What the task requires:
Transcribe the lines below verbatim, skipping the images.

begin Raw data

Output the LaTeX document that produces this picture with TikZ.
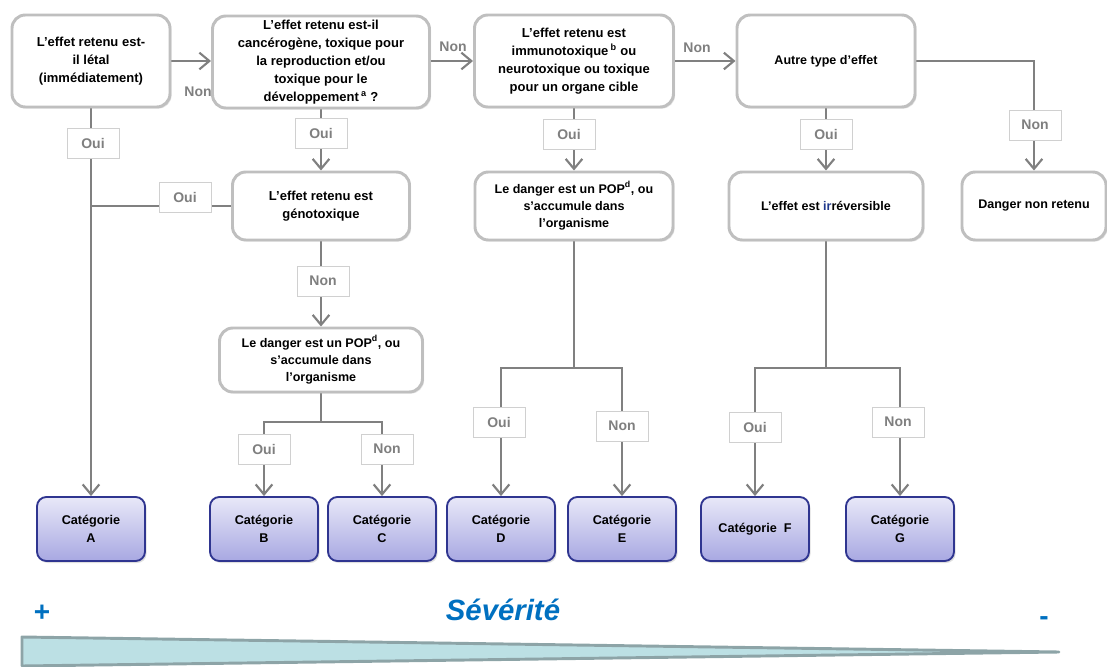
\documentclass[tikz,border=0pt]{standalone}
\usepackage{fontspec}
\setmainfont{Liberation Sans}
\usetikzlibrary{arrows.meta,shadows,backgrounds}

\definecolor{linegray}{RGB}{128,128,128}
\definecolor{boxgray}{RGB}{191,191,191}
\definecolor{lblgray}{RGB}{127,127,127}
\definecolor{lblborder}{RGB}{208,208,208}
\definecolor{catborder}{RGB}{47,53,144}
\definecolor{cattop}{RGB}{232,232,248}
\definecolor{catbot}{RGB}{168,168,226}
\definecolor{wedgefill}{RGB}{188,224,228}
\definecolor{wedgeline}{RGB}{141,164,167}
\definecolor{sevblue}{RGB}{0,112,192}
\definecolor{irnavy}{RGB}{31,56,140}

\begin{document}
\begin{tikzpicture}[x=0.75pt,y=-0.75pt,
  conn/.style={draw=linegray,line width=1.6pt},
  arr/.style={conn,-{Straight Barb[length=7.5pt,width=12.5pt]}},
  qbox/.style={draw=boxgray,line width=2.2pt,fill=white,rounded corners=10pt,
    align=center,inner sep=2pt,
    drop shadow={opacity=0.22,shadow xshift=1.2pt,shadow yshift=-1.2pt}},
  bigtxt/.style={font=\fontsize{9.75}{13.5}\selectfont\bfseries},
  midtxt/.style={font=\fontsize{9.4}{13}\selectfont\bfseries},
  catbox/.style={draw=catborder,line width=1.4pt,rounded corners=7pt,
    top color=cattop,bottom color=catbot,align=center,inner sep=1pt,
    minimum width=81pt,minimum height=48pt,
    font=\fontsize{9.5}{13.5}\selectfont\bfseries,
    drop shadow={opacity=0.25,shadow xshift=1.2pt,shadow yshift=-1.5pt}},
  lbl/.style={draw=lblborder,line width=0.6pt,fill=white,text=lblgray,
    font=\fontsize{10.5}{12}\selectfont\bfseries,
    minimum width=39pt,minimum height=22.5pt,inner sep=1pt},
  plainlbl/.style={text=lblgray,font=\fontsize{10.5}{12}\selectfont\bfseries,inner sep=1pt}
]
\useasboundingbox (0,0) rectangle (1107,667);

% first row of questions
\node[qbox,bigtxt,minimum width=118.5pt,minimum height=69pt] (b1) at (91,61)
  {L’effet retenu est-\\il létal\\(immédiatement)};
\node[qbox,bigtxt,minimum width=162.75pt,minimum height=69pt] (b2) at (321,62)
  {L’effet retenu est-il\\cancérogène, toxique pour\\la reproduction et/ou\\toxique pour le\\développement\,\textsuperscript{a} ?};
\node[qbox,bigtxt,minimum width=149.25pt,minimum height=69pt] (b3) at (574,61)
  {L’effet retenu est\\immunotoxique\,\textsuperscript{b} ou\\neurotoxique ou toxique\\pour un organe cible};
\node[qbox,midtxt,minimum width=133.5pt,minimum height=69pt] (b4) at (826,61)
  {Autre type d’effet};

% second row
\node[qbox,bigtxt,minimum width=132.75pt,minimum height=51pt] (geno) at (321,206)
  {L’effet retenu est\\génotoxique};
\node[qbox,midtxt,minimum width=148.5pt,minimum height=51pt] (pop2) at (574,206)
  {Le danger est un POP\textsuperscript{d}, ou\\s’accumule dans\\l’organisme};
\node[qbox,midtxt,minimum width=145.5pt,minimum height=51pt] (irr) at (826,206)
  {L’effet est {\color{irnavy}ir}réversible};
\node[qbox,midtxt,minimum width=108pt,minimum height=51pt] (dnr) at (1034,206)
  {Danger non retenu};

% third row
\node[qbox,midtxt,minimum width=152.25pt,minimum height=48pt] (pop1) at (321,360)
  {Le danger est un POP\textsuperscript{d}, ou\\s’accumule dans\\l’organisme};

% categories
\node[catbox] (catA) at (91,529)  {Catégorie\\A};
\node[catbox] (catB) at (264,529) {Catégorie\\B};
\node[catbox] (catC) at (382,529) {Catégorie\\C};
\node[catbox] (catD) at (501,529) {Catégorie\\D};
\node[catbox] (catE) at (622,529) {Catégorie\\E};
\node[catbox] (catF) at (755,529) {Catégorie~~F};
\node[catbox] (catG) at (900,529) {Catégorie\\G};

% answer labels
\node[plainlbl] (n12) at (198,92) {Non};
\node[plainlbl] (n23) at (453,47) {Non};
\node[plainlbl] (n34) at (697,48) {Non};
\node[lbl] (oA)  at (93,143)  {Oui};
\node[lbl] (oG)  at (185,197) {Oui};
\node[lbl] (o2)  at (321,133) {Oui};
\node[lbl] (nGe) at (323,281) {Non};
\node[lbl] (oB)  at (264,449) {Oui};
\node[lbl] (nC)  at (387,449) {Non};
\node[lbl] (o3)  at (569,134) {Oui};
\node[lbl] (oD)  at (499,422) {Oui};
\node[lbl] (nE)  at (622,426) {Non};
\node[lbl] (o4)  at (826,134) {Oui};
\node[lbl] (oF)  at (755,427) {Oui};
\node[lbl] (nG)  at (898,422) {Non};
\node[lbl] (nR)  at (1035,125) {Non};

% junctions of the connectors
\coordinate (jA) at (91,206);
\coordinate (s1) at (321,422);
\coordinate (s2) at (574,368);
\coordinate (s3) at (826,368);

\begin{pgfonlayer}{background}
  \draw[arr] (b1.east) -- (b1.east -| b2.west);
  \draw[arr] (b2.east |- b3.west) -- (b3.west);
  \draw[arr] (b3) -- (b4);
  \draw[arr] (b4.east) -| (dnr);
  \draw[arr] (b1) -- (catA);
  \draw[conn] (geno) -- (jA);
  \draw[arr] (b2) -- (geno);
  \draw[arr] (geno) -- (pop1);
  \draw[conn] (pop1) -- (s1);
  \draw[arr] (s1) -| (catB);
  \draw[arr] (s1) -| (catC);
  \draw[arr] (b3) -- (pop2);
  \draw[conn] (pop2) -- (s2);
  \draw[arr] (s2) -| (catD);
  \draw[arr] (s2) -| (catE);
  \draw[arr] (b4) -- (irr);
  \draw[conn] (irr) -- (s3);
  \draw[arr] (s3) -| (catF);
  \draw[arr] (s3) -| (catG);
\end{pgfonlayer}

% severity scale
\fill[wedgefill] (22,637) -- (1059,652) -- (22,666) -- cycle;
\draw[wedgeline,line width=2.2pt,line join=round,line cap=round]
  (22,666) -- (22,637) -- (1059,652) -- (22,666);
\node[text=sevblue,font=\fontsize{22}{24}\selectfont\bfseries\itshape] (sev) at (503,610) {Sévérité};
\node[text=sevblue,font=\fontsize{21}{24}\selectfont\bfseries] (plus) at (42,613) {+};
\node[text=sevblue,font=\fontsize{21}{24}\selectfont\bfseries] (minus) at (1044,621) {-};
\end{tikzpicture}
\end{document}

end Raw data

Expected answer:
Output the LaTeX document that produces this picture with TikZ.
\documentclass[tikz,border=0pt]{standalone}
\usepackage{fontspec}
\setmainfont{Liberation Sans}
\usetikzlibrary{arrows.meta,shadows,backgrounds}

\definecolor{linegray}{RGB}{128,128,128}
\definecolor{boxgray}{RGB}{191,191,191}
\definecolor{lblgray}{RGB}{127,127,127}
\definecolor{lblborder}{RGB}{208,208,208}
\definecolor{catborder}{RGB}{47,53,144}
\definecolor{cattop}{RGB}{232,232,248}
\definecolor{catbot}{RGB}{168,168,226}
\definecolor{wedgefill}{RGB}{188,224,228}
\definecolor{wedgeline}{RGB}{141,164,167}
\definecolor{sevblue}{RGB}{0,112,192}
\definecolor{irnavy}{RGB}{31,56,140}

\begin{document}
\begin{tikzpicture}[x=0.75pt,y=-0.75pt,
  conn/.style={draw=linegray,line width=1.6pt},
  arr/.style={conn,-{Straight Barb[length=7.5pt,width=12.5pt]}},
  qbox/.style={draw=boxgray,line width=2.2pt,fill=white,rounded corners=10pt,
    align=center,inner sep=2pt,
    drop shadow={opacity=0.22,shadow xshift=1.2pt,shadow yshift=-1.2pt}},
  bigtxt/.style={font=\fontsize{9.75}{13.5}\selectfont\bfseries},
  midtxt/.style={font=\fontsize{9.4}{13}\selectfont\bfseries},
  catbox/.style={draw=catborder,line width=1.4pt,rounded corners=7pt,
    top color=cattop,bottom color=catbot,align=center,inner sep=1pt,
    minimum width=81pt,minimum height=48pt,
    font=\fontsize{9.5}{13.5}\selectfont\bfseries,
    drop shadow={opacity=0.25,shadow xshift=1.2pt,shadow yshift=-1.5pt}},
  lbl/.style={draw=lblborder,line width=0.6pt,fill=white,text=lblgray,
    font=\fontsize{10.5}{12}\selectfont\bfseries,
    minimum width=39pt,minimum height=22.5pt,inner sep=1pt},
  plainlbl/.style={text=lblgray,font=\fontsize{10.5}{12}\selectfont\bfseries,inner sep=1pt}
]
\useasboundingbox (0,0) rectangle (1107,667);

% first row of questions
\node[qbox,bigtxt,minimum width=118.5pt,minimum height=69pt] (b1) at (91,61)
  {L’effet retenu est-\\il létal\\(immédiatement)};
\node[qbox,bigtxt,minimum width=162.75pt,minimum height=69pt] (b2) at (321,62)
  {L’effet retenu est-il\\cancérogène, toxique pour\\la reproduction et/ou\\toxique pour le\\développement\,\textsuperscript{a} ?};
\node[qbox,bigtxt,minimum width=149.25pt,minimum height=69pt] (b3) at (574,61)
  {L’effet retenu est\\immunotoxique\,\textsuperscript{b} ou\\neurotoxique ou toxique\\pour un organe cible};
\node[qbox,midtxt,minimum width=133.5pt,minimum height=69pt] (b4) at (826,61)
  {Autre type d’effet};

% second row
\node[qbox,bigtxt,minimum width=132.75pt,minimum height=51pt] (geno) at (321,206)
  {L’effet retenu est\\génotoxique};
\node[qbox,midtxt,minimum width=148.5pt,minimum height=51pt] (pop2) at (574,206)
  {Le danger est un POP\textsuperscript{d}, ou\\s’accumule dans\\l’organisme};
\node[qbox,midtxt,minimum width=145.5pt,minimum height=51pt] (irr) at (826,206)
  {L’effet est {\color{irnavy}ir}réversible};
\node[qbox,midtxt,minimum width=108pt,minimum height=51pt] (dnr) at (1034,206)
  {Danger non retenu};

% third row
\node[qbox,midtxt,minimum width=152.25pt,minimum height=48pt] (pop1) at (321,360)
  {Le danger est un POP\textsuperscript{d}, ou\\s’accumule dans\\l’organisme};

% categories
\node[catbox] (catA) at (91,529)  {Catégorie\\A};
\node[catbox] (catB) at (264,529) {Catégorie\\B};
\node[catbox] (catC) at (382,529) {Catégorie\\C};
\node[catbox] (catD) at (501,529) {Catégorie\\D};
\node[catbox] (catE) at (622,529) {Catégorie\\E};
\node[catbox] (catF) at (755,529) {Catégorie~~F};
\node[catbox] (catG) at (900,529) {Catégorie\\G};

% answer labels
\node[plainlbl] (n12) at (198,92) {Non};
\node[plainlbl] (n23) at (453,47) {Non};
\node[plainlbl] (n34) at (697,48) {Non};
\node[lbl] (oA)  at (93,143)  {Oui};
\node[lbl] (oG)  at (185,197) {Oui};
\node[lbl] (o2)  at (321,133) {Oui};
\node[lbl] (nGe) at (323,281) {Non};
\node[lbl] (oB)  at (264,449) {Oui};
\node[lbl] (nC)  at (387,449) {Non};
\node[lbl] (o3)  at (569,134) {Oui};
\node[lbl] (oD)  at (499,422) {Oui};
\node[lbl] (nE)  at (622,426) {Non};
\node[lbl] (o4)  at (826,134) {Oui};
\node[lbl] (oF)  at (755,427) {Oui};
\node[lbl] (nG)  at (898,422) {Non};
\node[lbl] (nR)  at (1035,125) {Non};

% junctions of the connectors
\coordinate (jA) at (91,206);
\coordinate (s1) at (321,422);
\coordinate (s2) at (574,368);
\coordinate (s3) at (826,368);

\begin{pgfonlayer}{background}
  \draw[arr] (b1.east) -- (b1.east -| b2.west);
  \draw[arr] (b2.east |- b3.west) -- (b3.west);
  \draw[arr] (b3) -- (b4);
  \draw[arr] (b4.east) -| (dnr);
  \draw[arr] (b1) -- (catA);
  \draw[conn] (geno) -- (jA);
  \draw[arr] (b2) -- (geno);
  \draw[arr] (geno) -- (pop1);
  \draw[conn] (pop1) -- (s1);
  \draw[arr] (s1) -| (catB);
  \draw[arr] (s1) -| (catC);
  \draw[arr] (b3) -- (pop2);
  \draw[conn] (pop2) -- (s2);
  \draw[arr] (s2) -| (catD);
  \draw[arr] (s2) -| (catE);
  \draw[arr] (b4) -- (irr);
  \draw[conn] (irr) -- (s3);
  \draw[arr] (s3) -| (catF);
  \draw[arr] (s3) -| (catG);
\end{pgfonlayer}

% severity scale
\fill[wedgefill] (22,637) -- (1059,652) -- (22,666) -- cycle;
\draw[wedgeline,line width=2.2pt,line join=round,line cap=round]
  (22,666) -- (22,637) -- (1059,652) -- (22,666);
\node[text=sevblue,font=\fontsize{22}{24}\selectfont\bfseries\itshape] (sev) at (503,610) {Sévérité};
\node[text=sevblue,font=\fontsize{21}{24}\selectfont\bfseries] (plus) at (42,613) {+};
\node[text=sevblue,font=\fontsize{21}{24}\selectfont\bfseries] (minus) at (1044,621) {-};
\end{tikzpicture}
\end{document}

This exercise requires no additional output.